I got:
A1) 0.0792
A2) 0.0446

A3) 0.02
A4) 0.0054
A5) 0.0008

I have no idea if I'm right or not. I did this work a while ago.

Not sure if this is frowned upon, but I found this section really tough as I didn't know if I had the correct answers or not.

I got:
A1) 0.0792
A2) 0.0196
A3) 0.04
A4) -0.0046
A5) 0.0008

Appreciate someone letting me know if they think I've gone wrong somewhere.

Thanks

In problem A, we can consider for all 5 series a general form:
Y(t) = mu + e(t) + q·e(t-1)

Then we need to calculate:
gamma0 = Var(Y(t))
and
gamma1 = Cov(Y(t),Y(t-1))
rho1 = gamma1/gamma0

The calculations are pretty straightforward.
Once you get the general formulas as functions of parameter q, just plug in the relevant values of q for each of the 5 series.

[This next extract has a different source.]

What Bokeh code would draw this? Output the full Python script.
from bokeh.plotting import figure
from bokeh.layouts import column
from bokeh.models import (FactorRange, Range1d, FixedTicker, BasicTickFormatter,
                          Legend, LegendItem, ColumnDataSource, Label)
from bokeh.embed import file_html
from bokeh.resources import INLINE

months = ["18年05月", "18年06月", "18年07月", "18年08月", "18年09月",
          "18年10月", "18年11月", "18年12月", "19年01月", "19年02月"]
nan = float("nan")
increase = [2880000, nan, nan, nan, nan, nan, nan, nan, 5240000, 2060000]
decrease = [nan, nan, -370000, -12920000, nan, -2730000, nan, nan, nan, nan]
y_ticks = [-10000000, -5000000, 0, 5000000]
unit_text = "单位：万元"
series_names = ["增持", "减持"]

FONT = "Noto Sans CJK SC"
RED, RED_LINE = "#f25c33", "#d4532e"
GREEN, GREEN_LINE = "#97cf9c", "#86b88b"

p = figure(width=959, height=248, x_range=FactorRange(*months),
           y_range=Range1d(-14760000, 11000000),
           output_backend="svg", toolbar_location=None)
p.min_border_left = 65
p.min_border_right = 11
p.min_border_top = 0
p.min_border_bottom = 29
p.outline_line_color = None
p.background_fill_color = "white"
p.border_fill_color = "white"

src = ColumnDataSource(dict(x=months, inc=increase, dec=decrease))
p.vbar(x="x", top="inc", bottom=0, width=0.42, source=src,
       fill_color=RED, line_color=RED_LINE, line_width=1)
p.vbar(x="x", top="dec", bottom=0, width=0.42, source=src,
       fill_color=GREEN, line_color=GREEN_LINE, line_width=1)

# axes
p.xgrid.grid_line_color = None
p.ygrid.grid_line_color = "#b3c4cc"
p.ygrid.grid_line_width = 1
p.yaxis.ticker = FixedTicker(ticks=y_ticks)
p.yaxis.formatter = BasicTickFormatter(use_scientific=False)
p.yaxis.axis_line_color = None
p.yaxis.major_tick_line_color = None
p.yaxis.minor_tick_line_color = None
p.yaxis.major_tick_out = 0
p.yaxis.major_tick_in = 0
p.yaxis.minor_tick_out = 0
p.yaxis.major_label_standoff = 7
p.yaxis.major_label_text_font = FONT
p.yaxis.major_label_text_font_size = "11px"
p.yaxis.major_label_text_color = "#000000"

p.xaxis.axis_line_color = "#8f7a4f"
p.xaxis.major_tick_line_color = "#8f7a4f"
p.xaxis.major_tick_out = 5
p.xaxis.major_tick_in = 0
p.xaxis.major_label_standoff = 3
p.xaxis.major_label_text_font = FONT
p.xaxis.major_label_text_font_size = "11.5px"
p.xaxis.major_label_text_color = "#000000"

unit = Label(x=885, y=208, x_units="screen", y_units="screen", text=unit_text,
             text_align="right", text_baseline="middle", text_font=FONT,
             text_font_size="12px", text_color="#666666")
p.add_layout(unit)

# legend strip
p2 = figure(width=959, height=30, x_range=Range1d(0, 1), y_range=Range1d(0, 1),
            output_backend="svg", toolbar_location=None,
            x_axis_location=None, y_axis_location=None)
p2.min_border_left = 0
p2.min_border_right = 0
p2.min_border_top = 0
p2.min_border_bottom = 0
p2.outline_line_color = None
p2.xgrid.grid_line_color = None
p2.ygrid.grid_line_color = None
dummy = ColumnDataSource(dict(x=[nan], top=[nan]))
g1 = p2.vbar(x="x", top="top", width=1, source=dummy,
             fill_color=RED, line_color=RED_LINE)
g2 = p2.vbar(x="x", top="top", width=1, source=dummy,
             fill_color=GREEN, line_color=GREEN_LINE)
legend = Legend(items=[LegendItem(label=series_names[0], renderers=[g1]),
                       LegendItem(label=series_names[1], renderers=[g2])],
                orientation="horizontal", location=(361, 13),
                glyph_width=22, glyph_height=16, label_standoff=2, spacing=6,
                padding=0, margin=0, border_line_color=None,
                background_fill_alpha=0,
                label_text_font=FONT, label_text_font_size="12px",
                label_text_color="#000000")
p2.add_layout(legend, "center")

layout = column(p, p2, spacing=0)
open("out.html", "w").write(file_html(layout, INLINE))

If Var(Y-bar) = (gamma₀/n)[1+2(1-1/n)(rho₁)], and you got 0.0495 for Var(Y-bar), through some backward calculation this tells me that if you used the same gamma₀ as me then you used 1/2 for rho₁. 

Recall gamma₀ = Var(Y_t) and rho₁ = Cov(Y_t,Y_t-1)/gamma₀ and Cov(a+bY,c+dY) = bdCov(Y_t,Y_t) = bdVar(Y_t).

Double check your rho.

RDH

just want to check, did anyone get .0495 for the second series?

Yes

RDH

Right, so isn't the following true?

Var(Y_t) = Var(mu + e_t+ .5e_t-1) = Var(mu) + Var(e_t) + Var(.5e_t-1) = 0 + Var(e_t) + .25Var(e_t)

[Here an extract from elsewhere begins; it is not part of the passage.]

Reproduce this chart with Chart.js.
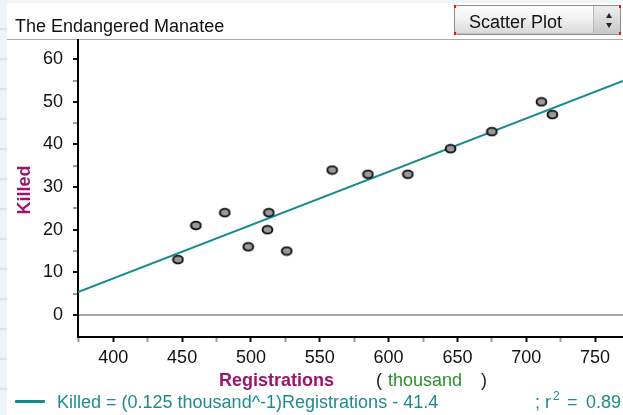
<!DOCTYPE html>
<html>
<head>
<meta charset="utf-8">
<title>The Endangered Manatee</title>
<script src="https://cdn.jsdelivr.net/npm/chart.js@4/dist/chart.umd.min.js"></script>
<style>
  html, body { margin: 0; padding: 0; }
  body {
    width: 623px; height: 415px; overflow: hidden; position: relative;
    background: #eef4f8;
    background-image: repeating-linear-gradient(180deg, rgba(200,220,235,0.0) 0px, rgba(200,220,235,0.0) 28px, rgba(212,227,239,0.8) 28px, rgba(212,227,239,0.8) 30px);
    font-family: "Liberation Sans", Arial, sans-serif;
  }
  #panel { position: absolute; left: 7px; top: 3px; right: 0; bottom: 0; background: #fff; }
  #sep { position: absolute; left: 7px; right: 0; top: 39px; height: 1px; background: #a9a9a9; }
  #chartBox { position: absolute; left: 0; top: 0; width: 623px; height: 415px; }
  .txt { position: absolute; white-space: nowrap; font-size: 18px; line-height: 18px; }
  #title { left: 15px; top: 17px; color: #111; }
  #popup {
    position: absolute; left: 454px; top: 5px; width: 167px; height: 30px;
    border: 1px solid #8d8d8d; border-radius: 4px; box-sizing: border-box;
    background: linear-gradient(#fdfdfd 0%, #f1f1f1 45%, #d8d8d8 100%);
    box-shadow: inset 0 -1px 0 #c4c4c4;
  }
  #popup .label { left: 14px; top: 7px; color: #111; }
  #popup .div { position: absolute; left: 138px; top: 0; bottom: 0; width: 1px; background: #b9b9b9; }
  #popup .btn { position: absolute; left: 139px; top: 0; right: 0; bottom: 0; border-radius: 0 3px 3px 0;
    background: linear-gradient(#eeeeee 0%, #dadada 50%, #c6c6c6 100%); }
  .arr { position: absolute; left: 151px; width: 0; height: 0; border-left: 3.5px solid transparent; border-right: 3.5px solid transparent; }
  .arr.up { top: 7px; border-bottom: 5px solid #222; }
  .arr.dn { top: 17px; border-top: 5px solid #222; }
  .mark { position: absolute; width: 2px; height: 3px; background: #f01010; }
  #ylab { left: -1px; top: 181px; width: 50px; text-align: center; font-weight: bold; color: #9b1470; transform: rotate(-90deg); }
  #xlab { left: 219px; top: 371px; font-weight: bold; color: #9b1470; }
  #unitOpen { left: 376px; top: 371px; color: #222; }
  #unit { left: 388px; top: 371px; color: #2b8f2b; }
  #unitClose { left: 481px; top: 371px; color: #222; }
  #legLine { position: absolute; left: 15px; top: 400px; width: 30px; height: 3px; background: #128a8a; border-radius: 1px; }
  #legText { left: 57px; top: 393px; color: #1b8c8c; }
  .r2 { top: 393px; color: #1b8c8c; }
  .r2sup { font-size: 12px; line-height: 12px; top: 390px; color: #1b8c8c; }
</style>
</head>
<body>
<div id="panel"></div>
<div id="sep"></div>
<div id="chartBox"><canvas id="chart" width="623" height="415"></canvas></div>

<div id="title" class="txt">The Endangered Manatee</div>
<div id="popup">
  <div class="txt label">Scatter Plot</div>
  <div class="div"></div>
  <div class="btn"></div>
  <div class="arr up"></div>
  <div class="arr dn"></div>
</div>
<div class="mark" style="left:454px;top:5px"></div>
<div class="mark" style="left:619px;top:5px"></div>
<div class="mark" style="left:454px;top:32px"></div>
<div class="mark" style="left:619px;top:32px"></div>

<div id="ylab" class="txt">Killed</div>
<div id="xlab" class="txt">Registrations</div>
<div id="unitOpen" class="txt">(</div>
<div id="unit" class="txt">thousand</div>
<div id="unitClose" class="txt">)</div>

<div id="legLine"></div>
<div id="legText" class="txt">Killed = (0.125 thousand^-1)Registrations - 41.4</div>
<div class="txt r2" style="left:535px">;</div>
<div class="txt r2" style="left:545px">r</div>
<div class="txt r2sup" style="left:553px">2</div>
<div class="txt r2" style="left:567px">=</div>
<div class="txt r2" style="left:586px">0.89</div>

<script>
// Florida powerboat registrations (thousands) and manatees killed by boats, one entry per year
const registrations = [447, 460, 481, 498, 513, 512, 526, 559, 585, 614, 645, 675, 711, 719];
const killed        = [13, 21, 24, 16, 24, 20, 15, 34, 33, 33, 39, 43, 50, 47];

// least-squares line shown in the legend
const slope = 0.125;
const intercept = -41.4;

// axis ticks (labelled every 50 / 10, small marks in between)
const xTickValues = [375, 400, 425, 450, 475, 500, 525, 550, 575, 600, 625, 650, 675, 700, 725, 750];
const xTickLabels = ['', '400', '', '450', '', '500', '', '550', '', '600', '', '650', '', '700', '', '750'];
const yTickValues = [0, 5, 10, 15, 20, 25, 30, 35, 40, 45, 50, 55, 60];
const yTickLabels = ['0', '', '10', '', '20', '', '30', '', '40', '', '50', '', '60'];

const X_MIN = 374.35, X_MAX = 770.3;
const Y_MIN = -5.16, Y_MAX = 64.5;

const points = registrations.map((r, i) => ({ x: r, y: killed[i] }));
const fitLine = [X_MIN, X_MAX].map(x => ({ x: x, y: slope * x + intercept }));

// slightly flattened grey dot with a dark rim
function makeDot() {
  const c = document.createElement('canvas');
  c.width = 13; c.height = 11;
  const g = c.getContext('2d');
  g.beginPath();
  g.ellipse(6.5, 5.5, 4.9, 3.9, 0, 0, Math.PI * 2);
  g.fillStyle = '#9a9a9a';
  g.fill();
  g.lineWidth = 1.9;
  g.strokeStyle = '#111';
  g.stroke();
  return c;
}

const FONT = { family: '"Liberation Sans", Arial, sans-serif', size: 18 };

function setTicks(values) {
  return scale => { scale.ticks = values.map(v => ({ value: v })); };
}
function labelFor(values, labels) {
  return v => { const i = values.indexOf(v); return i >= 0 ? labels[i] : ''; };
}

new Chart(document.getElementById('chart'), {
  type: 'scatter',
  data: {
    datasets: [
      {
        type: 'line',
        data: fitLine,
        borderColor: '#138c8c',
        borderWidth: 2,
        pointRadius: 0,
        fill: false,
        order: 2
      },
      {
        data: points,
        pointStyle: makeDot(),
        pointRadius: 5,
        order: 1
      }
    ]
  },
  options: {
    responsive: false,
    animation: false,
    events: [],
    layout: { autoPadding: false, padding: { top: 40, left: 0, right: 0, bottom: 0 } },
    plugins: { legend: { display: false }, tooltip: { enabled: false } },
    scales: {
      x: {
        type: 'linear',
        min: X_MIN,
        max: X_MAX,
        afterBuildTicks: setTicks(xTickValues),
        afterFit: s => { s.height = 78; s.paddingLeft = 0; s.paddingRight = 0; },
        border: { display: true, color: '#000', width: 2 },
        grid: {
          drawOnChartArea: false,
          drawTicks: true,
          tickLength: 5,
          tickWidth: 2,
          tickColor: ctx => (ctx.tick && ctx.tick.value % 50 === 0) ? '#111' : '#9a9a9a'
        },
        ticks: {
          autoSkip: false,
          maxRotation: 0,
          padding: 5,
          color: '#111',
          font: FONT,
          callback: labelFor(xTickValues, xTickLabels)
        }
      },
      y: {
        type: 'linear',
        min: Y_MIN,
        max: Y_MAX,
        afterBuildTicks: setTicks(yTickValues),
        afterFit: s => { s.width = 78; s.paddingTop = 0; s.paddingBottom = 0; },
        border: { display: true, color: '#000', width: 2 },
        grid: {
          drawOnChartArea: true,
          drawTicks: true,
          tickLength: 5,
          tickWidth: 2,
          color: ctx => (ctx.tick && ctx.tick.value === 0) ? '#a6a6a6' : 'rgba(0,0,0,0)',
          lineWidth: ctx => (ctx.tick && ctx.tick.value === 0) ? 2 : 0,
          tickColor: ctx => (ctx.tick && ctx.tick.value % 10 === 0) ? '#111' : '#9a9a9a'
        },
        ticks: {
          autoSkip: false,
          padding: 10,
          color: '#111',
          font: FONT,
          callback: labelFor(yTickValues, yTickLabels)
        }
      }
    }
  }
});
</script>
</body>
</html>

Regarding the "pattern" question, if Y(j) is higher than average, I would expect Y(j+1) to be higher than average if they have positive autocorrelation and lower than average if they have negative correlation...

Sorry for being slow, but I still don't get part B, so are we talking about 1. and 5. as first and last series? Are the mean for all five processes mu right? I am not sure if this is right but if it is, that means Y t+1 should also be mu? I think I might be totally confused.

And can someone explain what C is asking?

Thanks!

Happy Monday, everyone!

hs, I believe there is already a post about this somewhere, however I shall restate it.  Page 25 (Appendix A), equation (2.A.6):  Var(a + bX) = b²Var(X)  where a and b are constants and X is a random variable.  So, to answer your question, yes, Var(mu) is in there, but we know the variance of a constant is zero.

Your "pattern" question was also in a previous post, NEAS asks to describe how we would predict Y_t+1 if Y_t was above or below the mean.  This is easily determined from the autocorrelation function, recalling that a positive autocorrelation describes a positive increase over time.  Let me know if you have any further questions.

RDH

What is part B asking for?  What is the first and last time series?